Video Game Movies Are About to Have a Huge Year. Some of Them Might Even Be Good


The Until Dawn film, on the other hand, is set to tell an original story set within the game’s universe. Director David F. Sandberg and his creative team seek to mimic the experience of playing a video game with its central device: each time the characters in the movie die they return to life, such as you would if you died in a game, only to find themselves within a new horror genre. Sure, it’s Groundhog Day with a meta bent, and wildly different from its source material—but isn’t such outside-the-box thinking attractive, especially in a genre that has historically consisted of cynical cash grabs and uninspired B-movies? (The YouTube comments raging against how unrecognizable this version of Until Dawn is would suggest not.)

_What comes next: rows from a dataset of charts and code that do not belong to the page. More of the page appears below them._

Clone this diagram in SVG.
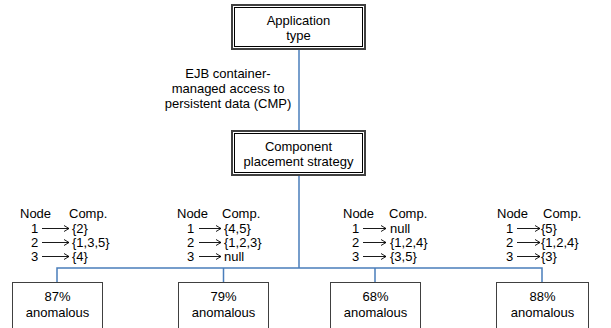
<svg xmlns="http://www.w3.org/2000/svg" width="611" height="328" viewBox="0 0 611 328">
<defs>
<marker id="ah" markerWidth="8" markerHeight="8" refX="6" refY="3.5" orient="auto" markerUnits="userSpaceOnUse">
<path d="M1,0.5 L6,3.5 L1,6.5" fill="none" stroke="#000" stroke-width="0.9"/>
</marker>
</defs>
<style>
text{font-family:"Liberation Sans",Arial,sans-serif;font-size:13px;fill:#000}
.c{text-anchor:middle}
.outer{fill:#fff;stroke:#404040;stroke-width:2}
.inner{fill:none;stroke:#000;stroke-width:1}
.box{fill:#fff;stroke:#404040;stroke-width:1}
.conn{fill:none;stroke:#4a7ebb;stroke-width:1.5}
.arr{stroke:#000;stroke-width:0.9;marker-end:url(#ah)}
</style>
<g id="connectors">
<line class="conn" x1="299" y1="50" x2="299" y2="130"/>
<path class="conn" d="M299,176 V268 M57,282 V268 H542 V282 M223.5,268 V282 M375,268 V282"/>
</g>
<g id="label-cmp">
<text class="c" x="228" y="78">EJB container-</text>
<text class="c" x="228" y="93">managed access to</text>
<text class="c" x="228" y="108">persistent data (CMP)</text>
</g>
<g id="app-type">
<rect class="outer" x="232" y="5" width="133" height="44"/>
<rect class="inner" x="234.5" y="7.5" width="128" height="39"/>
<text class="c" x="298.5" y="25">Application</text>
<text class="c" x="298.5" y="40">type</text>
</g>
<g id="placement">
<rect class="outer" x="232" y="131" width="133" height="44"/>
<rect class="inner" x="234.5" y="133.5" width="128" height="39"/>
<text class="c" x="298.5" y="151">Component</text>
<text class="c" x="298.5" y="166">placement strategy</text>
</g>
<g id="table1">
<text x="20" y="218">Node</text><text x="69" y="218">Comp.</text>
<text x="31" y="233">1</text><line class="arr" x1="42" y1="228.5" x2="69" y2="228.5"/><text x="72" y="233">{2}</text>
<text x="31" y="247">2</text><line class="arr" x1="42" y1="242.5" x2="69" y2="242.5"/><text x="72" y="247">{1,3,5}</text>
<text x="31" y="261">3</text><line class="arr" x1="42" y1="256.5" x2="69" y2="256.5"/><text x="72" y="261">{4}</text>
</g>
<g id="table2">
<text x="177" y="218">Node</text><text x="222" y="218">Comp.</text>
<text x="187" y="233">1</text><line class="arr" x1="199" y1="228.5" x2="221" y2="228.5"/><text x="224" y="233">{4,5}</text>
<text x="187" y="247">2</text><line class="arr" x1="199" y1="242.5" x2="221" y2="242.5"/><text x="224" y="247">{1,2,3}</text>
<text x="187" y="261">3</text><line class="arr" x1="199" y1="256.5" x2="221" y2="256.5"/><text x="224" y="261">null</text>
</g>
<g id="table3">
<text x="343" y="218">Node</text><text x="389" y="218">Comp.</text>
<text x="352" y="233">1</text><line class="arr" x1="363" y1="228.5" x2="386" y2="228.5"/><text x="390" y="233">null</text>
<text x="352" y="247">2</text><line class="arr" x1="363" y1="242.5" x2="386" y2="242.5"/><text x="390" y="247">{1,2,4}</text>
<text x="352" y="261">3</text><line class="arr" x1="363" y1="256.5" x2="386" y2="256.5"/><text x="390" y="261">{3,5}</text>
</g>
<g id="table4">
<text x="497" y="218">Node</text><text x="543" y="218">Comp.</text>
<text x="506" y="233">1</text><line class="arr" x1="517" y1="228.5" x2="540" y2="228.5"/><text x="541" y="233">{5}</text>
<text x="506" y="247">2</text><line class="arr" x1="517" y1="242.5" x2="540" y2="242.5"/><text x="541" y="247">{1,2,4}</text>
<text x="506" y="261">3</text><line class="arr" x1="517" y1="256.5" x2="540" y2="256.5"/><text x="541" y="261">{3}</text>
</g>
<g id="result1">
<rect class="box" x="12.5" y="282.5" width="90" height="60"/>
<text class="c" x="57.5" y="301">87%</text><text class="c" x="57.5" y="317">anomalous</text>
</g>
<g id="result2">
<rect class="box" x="178.5" y="282.5" width="90" height="60"/>
<text class="c" x="223.5" y="301">79%</text><text class="c" x="223.5" y="317">anomalous</text>
</g>
<g id="result3">
<rect class="box" x="330.5" y="282.5" width="90" height="60"/>
<text class="c" x="375.5" y="301">68%</text><text class="c" x="375.5" y="317">anomalous</text>
</g>
<g id="result4">
<rect class="box" x="496.5" y="282.5" width="92" height="60"/>
<text class="c" x="542.5" y="301">88%</text><text class="c" x="542.5" y="317">anomalous</text>
</g>
</svg>
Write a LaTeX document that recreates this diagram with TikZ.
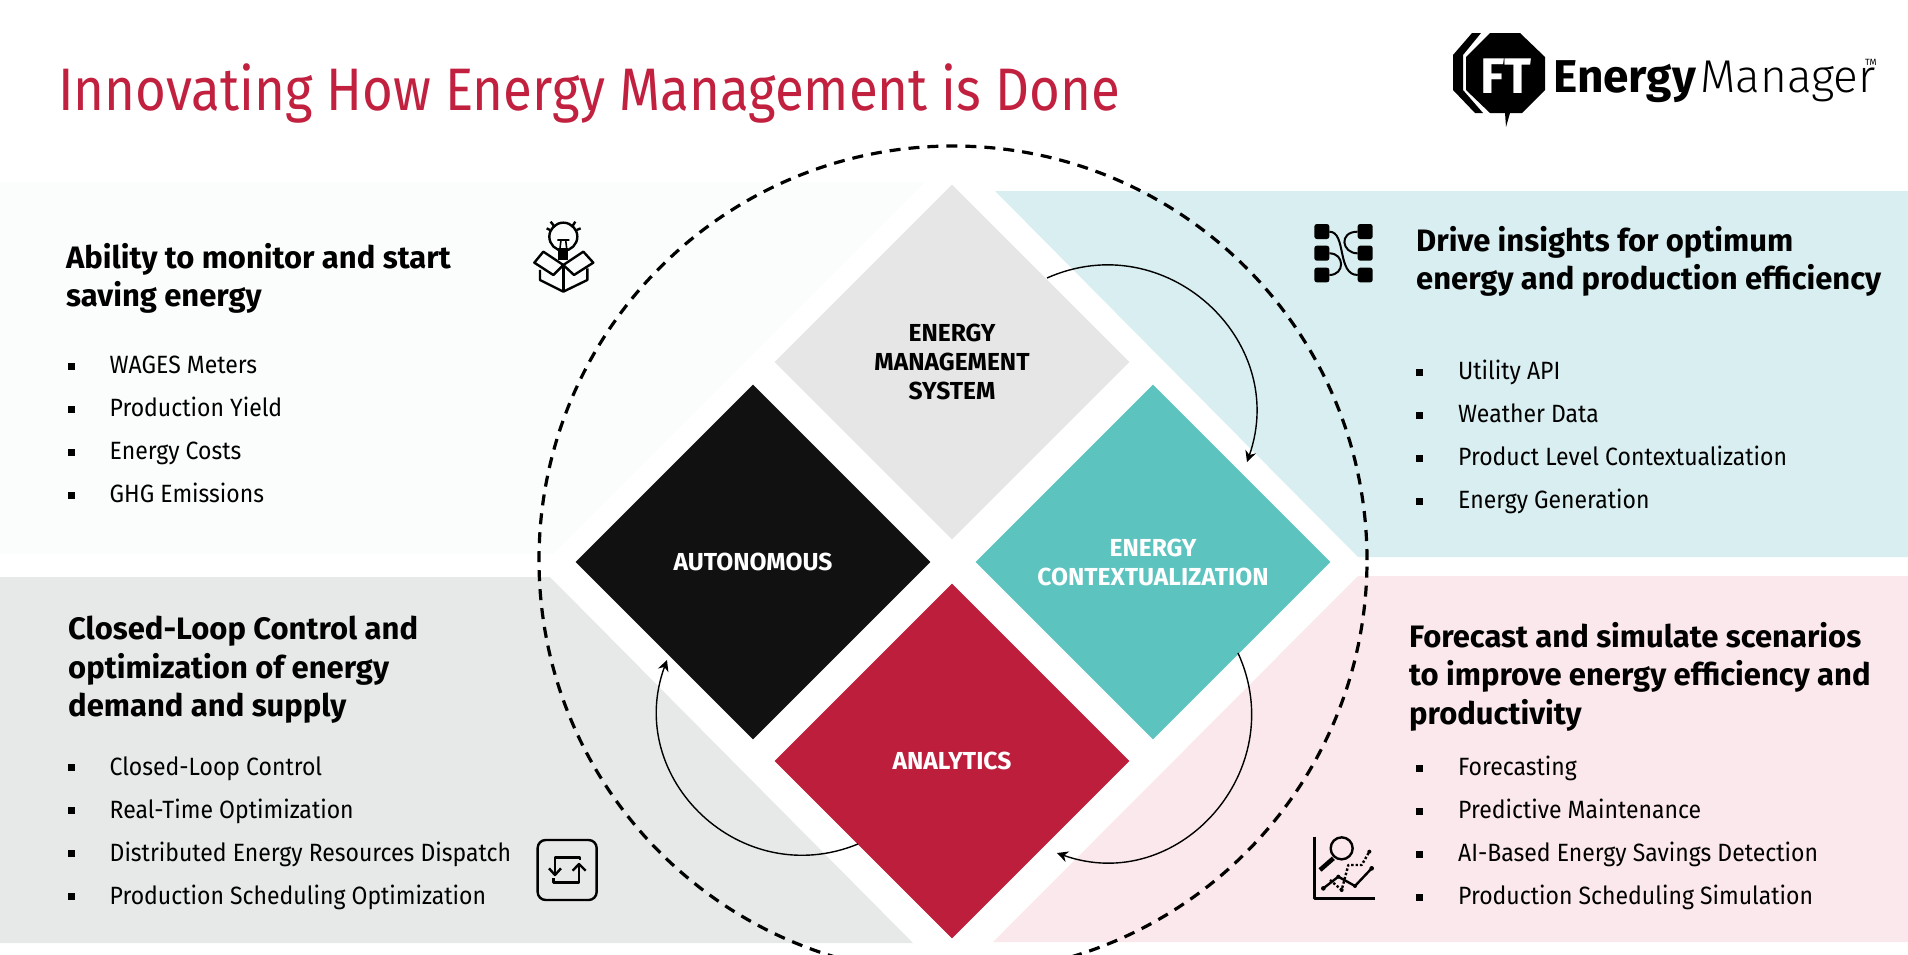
\documentclass[tikz,border=0pt]{standalone}
\usepackage{fontspec}
\setmainfont{Fira Sans}
\newfontfamily\thinface{Fira Sans Light}
\newfontfamily\titleface{Fira Sans}[FakeStretch=0.88]
\newfontfamily\itemface{Fira Sans}[FakeStretch=0.92]
\usetikzlibrary{arrows.meta,positioning,shapes.geometric}

\definecolor{paleglass}{HTML}{FBFCFC}
\definecolor{paleteal}{HTML}{D8EEF0}
\definecolor{palegrey}{HTML}{E7E8E8}
\definecolor{palepink}{HTML}{FBE8EC}
\definecolor{stonegrey}{HTML}{E6E6E6}
\definecolor{tealgreen}{HTML}{5DC3BF}
\definecolor{nearblack}{HTML}{111111}
\definecolor{crimson}{HTML}{BD1E3C}
\definecolor{titlered}{HTML}{C1203F}

\newcommand{\bul}{\makebox[42pt][l]{\rule[4pt]{7pt}{7pt}}}

\begin{document}
\begin{tikzpicture}[
  x=1pt,y=-1pt,
  >={Stealth[length=11pt,width=11pt]},
  rhomb/.style={diamond,aspect=1,minimum width=355pt,minimum height=355pt,inner sep=0pt,align=center,font=\fontsize{24.6}{29}\selectfont\bfseries},
  rhombgrey/.style={rhomb,fill=stonegrey,text=black},
  rhombteal/.style={rhomb,fill=tealgreen,text=white},
  rhombblack/.style={rhomb,fill=nearblack,text=white},
  rhombred/.style={rhomb,fill=crimson,text=white},
  head/.style={anchor=north west,align=left,inner sep=0pt,font=\fontsize{31}{38.5}\selectfont\bfseries},
  items/.style={anchor=north west,align=left,inner sep=0pt,font=\fontsize{25}{43}\selectfont\itemface},
  cycleflow/.style={->,line width=1.4pt,looseness=1.22},
  ring/.style={circle,draw,dashed,dash pattern=on 11pt off 8pt,line width=3.2pt,minimum size=828pt,inner sep=0pt},
  icon/.style={line width=2.4pt,line join=round},
]
\useasboundingbox (0,0) rectangle (1908,954);
\clip (0,0) rectangle (1908,954);

\fill[paleglass] (0,182) -- (925,182) -- (553,554) -- (0,554) -- cycle;
\fill[paleteal] (995,191) -- (1908,191) -- (1908,557) -- (1358,557) -- cycle;
\fill[palegrey] (0,577) -- (550,577) -- (913,943) -- (0,943) -- cycle;
\fill[palepink] (1358,576) -- (1908,576) -- (1908,942) -- (993,942) -- cycle;

\node[ring] (ring) at (953,560) {};

\node[rhombgrey] (ems) at (952,362) {ENERGY\\MANAGEMENT\\SYSTEM};
\node[rhombteal,on grid,below right=200pt and 201pt of ems] (context) {ENERGY\\CONTEXTUALIZATION};
\node[rhombblack,on grid,below left=200pt and 199pt of ems] (auto) {AUTONOMOUS};
\node[rhombred,on grid,below=399pt of ems] (analytics) {ANALYTICS};

\coordinate (emsout) at (1047,278);
\coordinate (contextin) at (1247,462);
\coordinate (contextout) at (1238,653);
\coordinate (analyticsin) at (1057,853);
\coordinate (analyticsout) at (858,844);
\coordinate (autoin) at (667,660);

\draw[cycleflow] (emsout) to[out=24,in=70.7] (contextin);
\draw[cycleflow] (contextout) to[out=-65.4,in=-19.6] (analyticsin);
\draw[cycleflow] (analyticsout) to[out=-157.7,in=-110.2] (autoin);

\node[anchor=base west,inner sep=0pt,text=titlered,font=\fontsize{60}{60}\selectfont\titleface] (title) at (58,110) {Innovating How Energy Management is Done};

\node[head] (monitor) at (66,243) {Ability to monitor and start\\saving energy};
\node[items,below=42pt of monitor.south west,anchor=north west,xshift=1.5pt] (monitorlist) {\bul WAGES Meters\\\bul Production Yield\\\bul Energy Costs\\\bul GHG Emissions};

\node[head] (insight) at (1416,226) {Drive insights for optimum\\energy and production efficiency};
\node[items,below=63pt of insight.south west,anchor=north west] (insightlist) {\bul Utility API\\\bul Weather Data\\\bul Product Level Contextualization\\\bul Energy Generation};

\node[head] (closed) at (68,616) {Closed-Loop Control and\\optimization of energy\\demand and supply};
\node[items,below=32.5pt of closed.south west,anchor=north west,xshift=-0.5pt] (closedlist) {\bul Closed-Loop Control\\\bul Real-Time Optimization\\\bul Distributed Energy Resources Dispatch\\\bul Production Scheduling Optimization};

\node[head] (forecast) at (1409,622) {Forecast and simulate scenarios\\to improve energy efficiency and\\productivity};
\node[items,below=24.5pt of forecast.south west,anchor=north west,xshift=7pt] (forecastlist) {\bul Forecasting\\\bul Predictive Maintenance\\\bul AI-Based Energy Savings Detection\\\bul Production Scheduling Simulation};

\fill (1481,33) -- (1472,33) -- (1453,55) -- (1453,90) -- (1475,113) -- (1483,113) -- (1463,90) -- (1463,55) -- cycle;
\fill (1490,33) -- (1520,33) -- (1545,57) -- (1545,90) -- (1522,113) -- (1510,113) -- (1506,127) -- (1505,113) -- (1490,113) -- (1466,90) -- (1466,57) -- cycle;
\node[text=white,inner sep=0pt,font=\fontsize{50}{50}\selectfont\bfseries] (ftmark) at (1506,76) {FT};
\node[anchor=base west,inner sep=0pt,font=\fontsize{46}{46}\selectfont\bfseries] (energy) at (1553,92) {Energy};
\node[anchor=base west,inner sep=0pt,font=\fontsize{46}{46}\selectfont\thinface] (manager) at (1700,92) {Manager};
\node[anchor=north west,inner sep=0pt,font=\fontsize{9}{9}\selectfont] (tm) at (1865,59) {TM};

\begin{scope}[shift={(500,180)},x=0.3333pt,y=-0.3333pt,icon]
  \draw (190,170) circle[radius=42];
  \fill (175,205) rectangle (205,240);
  \draw[line width=1.6pt] (172,180) -- (208,180) (183,180) -- (180,205) (197,180) -- (200,205);
  \draw (140,145) -- (150,150) (152,125) -- (165,142) (215,142) -- (226,125) (230,150) -- (242,145);
  \draw (190,255) -- (130,215) -- (103,248) -- (160,285) -- cycle;
  \draw (190,255) -- (250,215) -- (280,248) -- (222,285) -- cycle;
  \draw (120,270) -- (120,300) -- (190,335) -- (262,300) -- (262,265);
  \draw (190,255) -- (190,335);
\end{scope}

\begin{scope}[shift={(1280,200)},x=0.3333pt,y=-0.3333pt,icon,line width=2pt]
  \fill[rounded corners=2.5pt] (103,72) rectangle (148,117);
  \fill[rounded corners=2.5pt] (103,137) rectangle (148,182);
  \fill[rounded corners=2.5pt] (103,203) rectangle (148,247);
  \fill[rounded corners=2.5pt] (233,72) rectangle (278,117);
  \fill[rounded corners=2.5pt] (233,137) rectangle (278,182);
  \fill[rounded corners=2.5pt] (233,203) rectangle (278,247);
  \draw (148,95) .. controls (200,95) and (170,225) .. (233,225);
  \draw (233,95) .. controls (175,95) and (185,160) .. (233,160);
  \draw (148,160) .. controls (195,160) and (195,225) .. (148,225);
\end{scope}

\begin{scope}[shift={(500,780)},x=0.3333pt,y=-0.3333pt,icon]
  \draw[rounded corners=8pt] (113,180) rectangle (290,360);
  \draw (165,285) -- (165,232) -- (240,232) -- (240,240);
  \draw (147,265) -- (165,285) -- (183,265);
  \draw (237,255) -- (237,308) -- (160,308) -- (160,295);
  \draw (218,272) -- (237,252) -- (257,272);
\end{scope}

\begin{scope}[shift={(1280,800)},x=0.3333pt,y=-0.3333pt,icon]
  \draw[line width=3pt] (102,110) -- (102,295) -- (285,295);
  \draw (185,145) circle[radius=33];
  \draw[line width=4.5pt] (160,175) -- (120,210);
  \draw (130,265) -- (175,230) -- (225,258) -- (275,205);
  \draw[dotted] (150,240) -- (185,270) -- (205,195) -- (245,195) -- (268,155);
  \fill (130,265) circle[radius=7] (275,205) circle[radius=7] (225,258) circle[radius=6] (175,230) circle[radius=6] (185,270) circle[radius=6] (268,155) circle[radius=6];
\end{scope}
\end{tikzpicture}
\end{document}
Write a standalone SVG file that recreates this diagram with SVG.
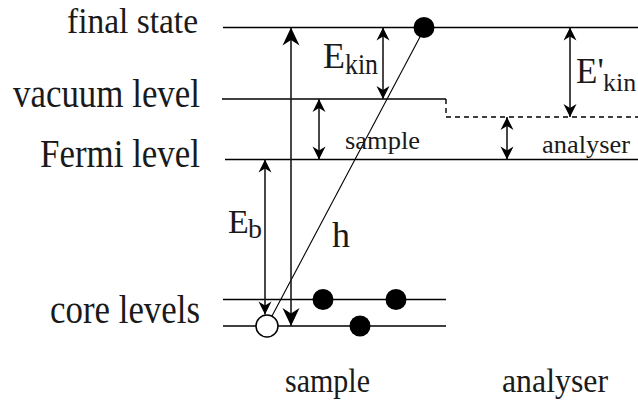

The sequels on the docket are more straightforward. 2021’s Mortal Kombat, the second screen adaptation of the gory arcade beat-‘em-up that has been deleting thumbprints since 1992, was a gnarly hoot driven by reverence for its source material; we can probably expect the same from its successor. Emma Tammi’s Five Nights at Freddy’s, starring Josh Hutcherson as a pizzeria security guard hunted down at night by its creaking animatronic mascots, was a rote dud—but kids love the games and its sequel will surely make a bazillion dollars.

Without any doubt the biggest drop will be the aforementioned Minecraft film, in which Jack Black plays the series’ blocky mascot Steve, a master-miner who finds himself marooned in Minecraft’s cubic world. You can’t see the film adaptation of the world’s biggest video game flopping at the box office, but will it be more diamond than coal?

At this stage, it’s tough to call: on the one hand, based on the trailer, the film seems self-aware enough not to take itself too seriously, which strikes one as the right tone for a game that is basically about making things and little else. At the same time, it’d be a real feat for a movie based on a plotless game to sustain itself over an hour and a half, in which case it would feel as redundant as the worst video game movies of the genre’s Noughties nadir. But if it’s as clever and inventive as much of its young player base, A Minecraft Movie could mark a new evolution for video game cinema—and finally put the genre’s shoddy reputation to the pickaxe.